■ **Recorded data**:
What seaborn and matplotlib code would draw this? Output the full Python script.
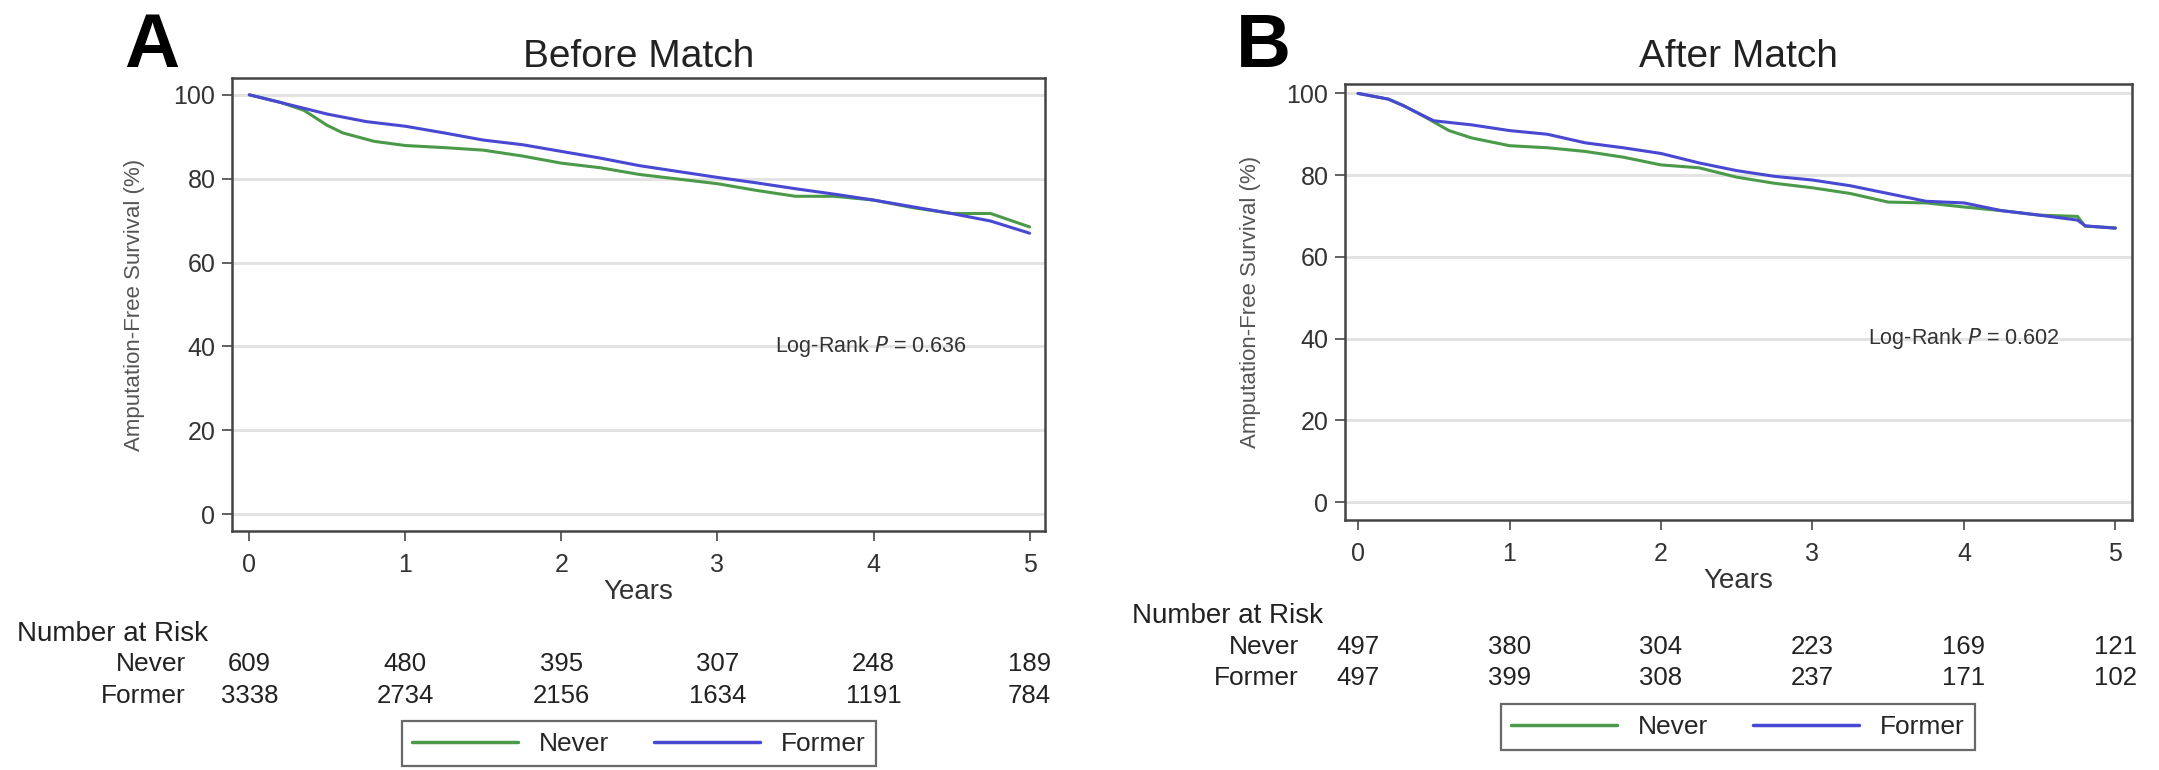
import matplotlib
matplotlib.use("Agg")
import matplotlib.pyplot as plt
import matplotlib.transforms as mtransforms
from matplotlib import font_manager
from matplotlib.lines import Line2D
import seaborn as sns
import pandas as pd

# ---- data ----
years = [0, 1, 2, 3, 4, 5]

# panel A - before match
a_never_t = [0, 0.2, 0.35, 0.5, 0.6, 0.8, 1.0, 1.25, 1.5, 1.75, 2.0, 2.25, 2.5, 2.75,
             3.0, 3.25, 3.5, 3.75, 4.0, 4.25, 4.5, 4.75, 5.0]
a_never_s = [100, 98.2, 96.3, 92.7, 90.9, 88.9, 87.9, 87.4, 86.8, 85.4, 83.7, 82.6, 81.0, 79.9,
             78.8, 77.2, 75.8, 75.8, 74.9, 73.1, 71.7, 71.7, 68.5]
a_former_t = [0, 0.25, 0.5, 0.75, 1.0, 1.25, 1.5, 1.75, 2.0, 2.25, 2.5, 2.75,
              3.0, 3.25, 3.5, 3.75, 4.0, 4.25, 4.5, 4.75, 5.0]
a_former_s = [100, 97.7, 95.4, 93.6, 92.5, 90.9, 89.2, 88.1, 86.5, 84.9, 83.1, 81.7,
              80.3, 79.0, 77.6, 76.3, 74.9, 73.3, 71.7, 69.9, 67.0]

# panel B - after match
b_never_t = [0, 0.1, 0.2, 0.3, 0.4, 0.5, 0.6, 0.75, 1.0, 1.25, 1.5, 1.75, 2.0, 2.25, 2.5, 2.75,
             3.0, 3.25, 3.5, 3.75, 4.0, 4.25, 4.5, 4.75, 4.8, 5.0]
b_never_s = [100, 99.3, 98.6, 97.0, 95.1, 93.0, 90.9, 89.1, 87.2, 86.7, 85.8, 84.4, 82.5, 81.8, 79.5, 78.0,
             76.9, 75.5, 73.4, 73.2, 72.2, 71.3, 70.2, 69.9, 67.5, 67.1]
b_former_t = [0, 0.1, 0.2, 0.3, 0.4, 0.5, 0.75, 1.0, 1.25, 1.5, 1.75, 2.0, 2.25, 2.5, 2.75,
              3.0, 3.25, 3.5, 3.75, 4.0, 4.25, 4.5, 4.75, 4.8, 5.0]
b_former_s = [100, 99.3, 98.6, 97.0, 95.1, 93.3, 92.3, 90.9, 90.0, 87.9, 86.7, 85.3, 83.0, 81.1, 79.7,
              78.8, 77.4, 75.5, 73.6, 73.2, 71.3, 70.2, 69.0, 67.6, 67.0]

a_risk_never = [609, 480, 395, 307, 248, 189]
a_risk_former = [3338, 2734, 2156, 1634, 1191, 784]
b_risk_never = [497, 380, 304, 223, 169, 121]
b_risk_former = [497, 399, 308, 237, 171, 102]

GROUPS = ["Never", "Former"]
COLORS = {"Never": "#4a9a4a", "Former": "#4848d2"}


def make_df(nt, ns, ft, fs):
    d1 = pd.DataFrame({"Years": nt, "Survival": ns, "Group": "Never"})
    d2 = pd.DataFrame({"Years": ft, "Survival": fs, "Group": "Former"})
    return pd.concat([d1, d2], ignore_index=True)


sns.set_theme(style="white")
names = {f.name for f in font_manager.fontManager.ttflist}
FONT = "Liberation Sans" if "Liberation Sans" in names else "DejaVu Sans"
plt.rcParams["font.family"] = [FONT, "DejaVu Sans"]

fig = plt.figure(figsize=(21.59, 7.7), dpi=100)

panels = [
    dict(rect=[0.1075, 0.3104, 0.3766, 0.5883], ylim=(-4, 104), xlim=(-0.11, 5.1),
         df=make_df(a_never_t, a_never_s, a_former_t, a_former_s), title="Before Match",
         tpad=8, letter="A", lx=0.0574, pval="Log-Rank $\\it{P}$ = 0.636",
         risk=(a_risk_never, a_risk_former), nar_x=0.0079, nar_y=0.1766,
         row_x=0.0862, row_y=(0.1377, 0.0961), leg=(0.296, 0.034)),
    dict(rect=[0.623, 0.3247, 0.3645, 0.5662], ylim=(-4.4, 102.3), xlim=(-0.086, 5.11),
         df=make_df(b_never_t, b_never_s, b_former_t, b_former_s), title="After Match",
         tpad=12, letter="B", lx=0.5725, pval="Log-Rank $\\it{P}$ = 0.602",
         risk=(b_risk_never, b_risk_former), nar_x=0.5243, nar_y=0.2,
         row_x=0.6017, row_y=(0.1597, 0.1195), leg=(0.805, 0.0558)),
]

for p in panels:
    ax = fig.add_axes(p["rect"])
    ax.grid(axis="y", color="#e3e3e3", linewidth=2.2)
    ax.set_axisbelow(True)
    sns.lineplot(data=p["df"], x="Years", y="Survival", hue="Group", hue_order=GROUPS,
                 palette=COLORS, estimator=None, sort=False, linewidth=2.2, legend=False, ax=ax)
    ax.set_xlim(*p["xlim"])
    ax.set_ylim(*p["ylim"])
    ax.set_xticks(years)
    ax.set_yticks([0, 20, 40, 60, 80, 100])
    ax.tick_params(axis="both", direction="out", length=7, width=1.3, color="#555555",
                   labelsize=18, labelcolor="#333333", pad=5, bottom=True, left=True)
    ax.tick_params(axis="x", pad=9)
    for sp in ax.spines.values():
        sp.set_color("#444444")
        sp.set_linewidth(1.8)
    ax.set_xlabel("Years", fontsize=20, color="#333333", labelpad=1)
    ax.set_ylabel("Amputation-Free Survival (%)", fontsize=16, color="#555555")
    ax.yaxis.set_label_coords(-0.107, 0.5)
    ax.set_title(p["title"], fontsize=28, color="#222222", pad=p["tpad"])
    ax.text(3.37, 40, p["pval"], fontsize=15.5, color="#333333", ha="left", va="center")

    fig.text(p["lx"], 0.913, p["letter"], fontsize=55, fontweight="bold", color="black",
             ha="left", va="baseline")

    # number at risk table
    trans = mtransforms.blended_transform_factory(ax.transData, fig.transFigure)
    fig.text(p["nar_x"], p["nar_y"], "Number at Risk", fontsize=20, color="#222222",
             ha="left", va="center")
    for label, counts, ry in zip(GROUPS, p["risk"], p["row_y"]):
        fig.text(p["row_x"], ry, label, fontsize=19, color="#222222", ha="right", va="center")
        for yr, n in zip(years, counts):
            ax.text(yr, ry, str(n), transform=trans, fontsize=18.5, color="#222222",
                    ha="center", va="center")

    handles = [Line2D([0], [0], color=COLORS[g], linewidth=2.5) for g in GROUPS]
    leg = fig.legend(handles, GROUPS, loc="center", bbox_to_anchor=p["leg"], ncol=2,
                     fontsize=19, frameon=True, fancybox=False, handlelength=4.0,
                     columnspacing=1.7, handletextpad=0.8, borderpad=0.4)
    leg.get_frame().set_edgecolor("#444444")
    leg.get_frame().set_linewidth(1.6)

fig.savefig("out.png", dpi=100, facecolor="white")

■ **Exercise goal**:
All the lines above are to be reproduced exactly, except the pictures.

■ **Answer to the exercise**:
What seaborn and matplotlib code would draw this? Output the full Python script.
import matplotlib
matplotlib.use("Agg")
import matplotlib.pyplot as plt
import matplotlib.transforms as mtransforms
from matplotlib import font_manager
from matplotlib.lines import Line2D
import seaborn as sns
import pandas as pd

# ---- data ----
years = [0, 1, 2, 3, 4, 5]

# panel A - before match
a_never_t = [0, 0.2, 0.35, 0.5, 0.6, 0.8, 1.0, 1.25, 1.5, 1.75, 2.0, 2.25, 2.5, 2.75,
             3.0, 3.25, 3.5, 3.75, 4.0, 4.25, 4.5, 4.75, 5.0]
a_never_s = [100, 98.2, 96.3, 92.7, 90.9, 88.9, 87.9, 87.4, 86.8, 85.4, 83.7, 82.6, 81.0, 79.9,
             78.8, 77.2, 75.8, 75.8, 74.9, 73.1, 71.7, 71.7, 68.5]
a_former_t = [0, 0.25, 0.5, 0.75, 1.0, 1.25, 1.5, 1.75, 2.0, 2.25, 2.5, 2.75,
              3.0, 3.25, 3.5, 3.75, 4.0, 4.25, 4.5, 4.75, 5.0]
a_former_s = [100, 97.7, 95.4, 93.6, 92.5, 90.9, 89.2, 88.1, 86.5, 84.9, 83.1, 81.7,
              80.3, 79.0, 77.6, 76.3, 74.9, 73.3, 71.7, 69.9, 67.0]

# panel B - after match
b_never_t = [0, 0.1, 0.2, 0.3, 0.4, 0.5, 0.6, 0.75, 1.0, 1.25, 1.5, 1.75, 2.0, 2.25, 2.5, 2.75,
             3.0, 3.25, 3.5, 3.75, 4.0, 4.25, 4.5, 4.75, 4.8, 5.0]
b_never_s = [100, 99.3, 98.6, 97.0, 95.1, 93.0, 90.9, 89.1, 87.2, 86.7, 85.8, 84.4, 82.5, 81.8, 79.5, 78.0,
             76.9, 75.5, 73.4, 73.2, 72.2, 71.3, 70.2, 69.9, 67.5, 67.1]
b_former_t = [0, 0.1, 0.2, 0.3, 0.4, 0.5, 0.75, 1.0, 1.25, 1.5, 1.75, 2.0, 2.25, 2.5, 2.75,
              3.0, 3.25, 3.5, 3.75, 4.0, 4.25, 4.5, 4.75, 4.8, 5.0]
b_former_s = [100, 99.3, 98.6, 97.0, 95.1, 93.3, 92.3, 90.9, 90.0, 87.9, 86.7, 85.3, 83.0, 81.1, 79.7,
              78.8, 77.4, 75.5, 73.6, 73.2, 71.3, 70.2, 69.0, 67.6, 67.0]

a_risk_never = [609, 480, 395, 307, 248, 189]
a_risk_former = [3338, 2734, 2156, 1634, 1191, 784]
b_risk_never = [497, 380, 304, 223, 169, 121]
b_risk_former = [497, 399, 308, 237, 171, 102]

GROUPS = ["Never", "Former"]
COLORS = {"Never": "#4a9a4a", "Former": "#4848d2"}


def make_df(nt, ns, ft, fs):
    d1 = pd.DataFrame({"Years": nt, "Survival": ns, "Group": "Never"})
    d2 = pd.DataFrame({"Years": ft, "Survival": fs, "Group": "Former"})
    return pd.concat([d1, d2], ignore_index=True)


sns.set_theme(style="white")
names = {f.name for f in font_manager.fontManager.ttflist}
FONT = "Liberation Sans" if "Liberation Sans" in names else "DejaVu Sans"
plt.rcParams["font.family"] = [FONT, "DejaVu Sans"]

fig = plt.figure(figsize=(21.59, 7.7), dpi=100)

panels = [
    dict(rect=[0.1075, 0.3104, 0.3766, 0.5883], ylim=(-4, 104), xlim=(-0.11, 5.1),
         df=make_df(a_never_t, a_never_s, a_former_t, a_former_s), title="Before Match",
         tpad=8, letter="A", lx=0.0574, pval="Log-Rank $\\it{P}$ = 0.636",
         risk=(a_risk_never, a_risk_former), nar_x=0.0079, nar_y=0.1766,
         row_x=0.0862, row_y=(0.1377, 0.0961), leg=(0.296, 0.034)),
    dict(rect=[0.623, 0.3247, 0.3645, 0.5662], ylim=(-4.4, 102.3), xlim=(-0.086, 5.11),
         df=make_df(b_never_t, b_never_s, b_former_t, b_former_s), title="After Match",
         tpad=12, letter="B", lx=0.5725, pval="Log-Rank $\\it{P}$ = 0.602",
         risk=(b_risk_never, b_risk_former), nar_x=0.5243, nar_y=0.2,
         row_x=0.6017, row_y=(0.1597, 0.1195), leg=(0.805, 0.0558)),
]

for p in panels:
    ax = fig.add_axes(p["rect"])
    ax.grid(axis="y", color="#e3e3e3", linewidth=2.2)
    ax.set_axisbelow(True)
    sns.lineplot(data=p["df"], x="Years", y="Survival", hue="Group", hue_order=GROUPS,
                 palette=COLORS, estimator=None, sort=False, linewidth=2.2, legend=False, ax=ax)
    ax.set_xlim(*p["xlim"])
    ax.set_ylim(*p["ylim"])
    ax.set_xticks(years)
    ax.set_yticks([0, 20, 40, 60, 80, 100])
    ax.tick_params(axis="both", direction="out", length=7, width=1.3, color="#555555",
                   labelsize=18, labelcolor="#333333", pad=5, bottom=True, left=True)
    ax.tick_params(axis="x", pad=9)
    for sp in ax.spines.values():
        sp.set_color("#444444")
        sp.set_linewidth(1.8)
    ax.set_xlabel("Years", fontsize=20, color="#333333", labelpad=1)
    ax.set_ylabel("Amputation-Free Survival (%)", fontsize=16, color="#555555")
    ax.yaxis.set_label_coords(-0.107, 0.5)
    ax.set_title(p["title"], fontsize=28, color="#222222", pad=p["tpad"])
    ax.text(3.37, 40, p["pval"], fontsize=15.5, color="#333333", ha="left", va="center")

    fig.text(p["lx"], 0.913, p["letter"], fontsize=55, fontweight="bold", color="black",
             ha="left", va="baseline")

    # number at risk table
    trans = mtransforms.blended_transform_factory(ax.transData, fig.transFigure)
    fig.text(p["nar_x"], p["nar_y"], "Number at Risk", fontsize=20, color="#222222",
             ha="left", va="center")
    for label, counts, ry in zip(GROUPS, p["risk"], p["row_y"]):
        fig.text(p["row_x"], ry, label, fontsize=19, color="#222222", ha="right", va="center")
        for yr, n in zip(years, counts):
            ax.text(yr, ry, str(n), transform=trans, fontsize=18.5, color="#222222",
                    ha="center", va="center")

    handles = [Line2D([0], [0], color=COLORS[g], linewidth=2.5) for g in GROUPS]
    leg = fig.legend(handles, GROUPS, loc="center", bbox_to_anchor=p["leg"], ncol=2,
                     fontsize=19, frameon=True, fancybox=False, handlelength=4.0,
                     columnspacing=1.7, handletextpad=0.8, borderpad=0.4)
    leg.get_frame().set_edgecolor("#444444")
    leg.get_frame().set_linewidth(1.6)

fig.savefig("out.png", dpi=100, facecolor="white")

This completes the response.